>> begin Provided data

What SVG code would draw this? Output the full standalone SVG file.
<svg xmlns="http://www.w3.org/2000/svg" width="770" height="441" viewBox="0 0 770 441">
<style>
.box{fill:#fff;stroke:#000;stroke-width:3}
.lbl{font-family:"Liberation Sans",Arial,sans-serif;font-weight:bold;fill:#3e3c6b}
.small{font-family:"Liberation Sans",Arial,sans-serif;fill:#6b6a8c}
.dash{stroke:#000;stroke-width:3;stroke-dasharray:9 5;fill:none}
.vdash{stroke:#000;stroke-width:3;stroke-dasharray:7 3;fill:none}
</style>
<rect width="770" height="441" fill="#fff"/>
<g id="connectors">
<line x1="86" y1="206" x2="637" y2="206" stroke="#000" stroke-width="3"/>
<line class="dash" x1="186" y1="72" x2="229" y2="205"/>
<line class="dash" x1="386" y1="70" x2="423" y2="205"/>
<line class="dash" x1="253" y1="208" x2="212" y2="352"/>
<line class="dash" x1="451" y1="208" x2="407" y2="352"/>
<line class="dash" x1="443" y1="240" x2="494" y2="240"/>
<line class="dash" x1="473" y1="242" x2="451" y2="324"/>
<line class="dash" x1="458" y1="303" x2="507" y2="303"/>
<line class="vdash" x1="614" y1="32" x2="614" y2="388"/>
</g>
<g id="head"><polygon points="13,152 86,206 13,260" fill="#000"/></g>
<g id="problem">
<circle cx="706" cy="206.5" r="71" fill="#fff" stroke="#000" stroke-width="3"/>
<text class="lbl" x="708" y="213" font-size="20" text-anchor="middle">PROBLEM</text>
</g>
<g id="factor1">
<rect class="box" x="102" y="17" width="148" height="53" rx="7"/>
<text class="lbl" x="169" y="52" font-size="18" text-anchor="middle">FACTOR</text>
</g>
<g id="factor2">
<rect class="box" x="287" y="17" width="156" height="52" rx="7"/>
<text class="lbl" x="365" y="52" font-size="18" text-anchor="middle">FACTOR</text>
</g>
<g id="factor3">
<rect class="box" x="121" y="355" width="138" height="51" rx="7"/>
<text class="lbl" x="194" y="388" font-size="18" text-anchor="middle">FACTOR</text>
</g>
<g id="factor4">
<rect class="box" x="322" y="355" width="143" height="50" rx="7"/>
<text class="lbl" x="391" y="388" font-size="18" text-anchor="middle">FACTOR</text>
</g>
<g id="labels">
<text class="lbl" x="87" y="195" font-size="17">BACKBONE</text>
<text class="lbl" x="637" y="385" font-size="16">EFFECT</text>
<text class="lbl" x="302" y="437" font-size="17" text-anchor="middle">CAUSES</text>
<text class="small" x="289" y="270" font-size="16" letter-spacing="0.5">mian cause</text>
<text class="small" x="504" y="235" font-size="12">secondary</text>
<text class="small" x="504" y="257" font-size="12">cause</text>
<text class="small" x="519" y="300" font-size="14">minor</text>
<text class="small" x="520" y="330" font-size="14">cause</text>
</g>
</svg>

>> end Provided data

*What you should do*. Extract all of the data exactly as written.

*In response*.
What SVG code would draw this? Output the full standalone SVG file.
<svg xmlns="http://www.w3.org/2000/svg" width="770" height="441" viewBox="0 0 770 441">
<style>
.box{fill:#fff;stroke:#000;stroke-width:3}
.lbl{font-family:"Liberation Sans",Arial,sans-serif;font-weight:bold;fill:#3e3c6b}
.small{font-family:"Liberation Sans",Arial,sans-serif;fill:#6b6a8c}
.dash{stroke:#000;stroke-width:3;stroke-dasharray:9 5;fill:none}
.vdash{stroke:#000;stroke-width:3;stroke-dasharray:7 3;fill:none}
</style>
<rect width="770" height="441" fill="#fff"/>
<g id="connectors">
<line x1="86" y1="206" x2="637" y2="206" stroke="#000" stroke-width="3"/>
<line class="dash" x1="186" y1="72" x2="229" y2="205"/>
<line class="dash" x1="386" y1="70" x2="423" y2="205"/>
<line class="dash" x1="253" y1="208" x2="212" y2="352"/>
<line class="dash" x1="451" y1="208" x2="407" y2="352"/>
<line class="dash" x1="443" y1="240" x2="494" y2="240"/>
<line class="dash" x1="473" y1="242" x2="451" y2="324"/>
<line class="dash" x1="458" y1="303" x2="507" y2="303"/>
<line class="vdash" x1="614" y1="32" x2="614" y2="388"/>
</g>
<g id="head"><polygon points="13,152 86,206 13,260" fill="#000"/></g>
<g id="problem">
<circle cx="706" cy="206.5" r="71" fill="#fff" stroke="#000" stroke-width="3"/>
<text class="lbl" x="708" y="213" font-size="20" text-anchor="middle">PROBLEM</text>
</g>
<g id="factor1">
<rect class="box" x="102" y="17" width="148" height="53" rx="7"/>
<text class="lbl" x="169" y="52" font-size="18" text-anchor="middle">FACTOR</text>
</g>
<g id="factor2">
<rect class="box" x="287" y="17" width="156" height="52" rx="7"/>
<text class="lbl" x="365" y="52" font-size="18" text-anchor="middle">FACTOR</text>
</g>
<g id="factor3">
<rect class="box" x="121" y="355" width="138" height="51" rx="7"/>
<text class="lbl" x="194" y="388" font-size="18" text-anchor="middle">FACTOR</text>
</g>
<g id="factor4">
<rect class="box" x="322" y="355" width="143" height="50" rx="7"/>
<text class="lbl" x="391" y="388" font-size="18" text-anchor="middle">FACTOR</text>
</g>
<g id="labels">
<text class="lbl" x="87" y="195" font-size="17">BACKBONE</text>
<text class="lbl" x="637" y="385" font-size="16">EFFECT</text>
<text class="lbl" x="302" y="437" font-size="17" text-anchor="middle">CAUSES</text>
<text class="small" x="289" y="270" font-size="16" letter-spacing="0.5">mian cause</text>
<text class="small" x="504" y="235" font-size="12">secondary</text>
<text class="small" x="504" y="257" font-size="12">cause</text>
<text class="small" x="519" y="300" font-size="14">minor</text>
<text class="small" x="520" y="330" font-size="14">cause</text>
</g>
</svg>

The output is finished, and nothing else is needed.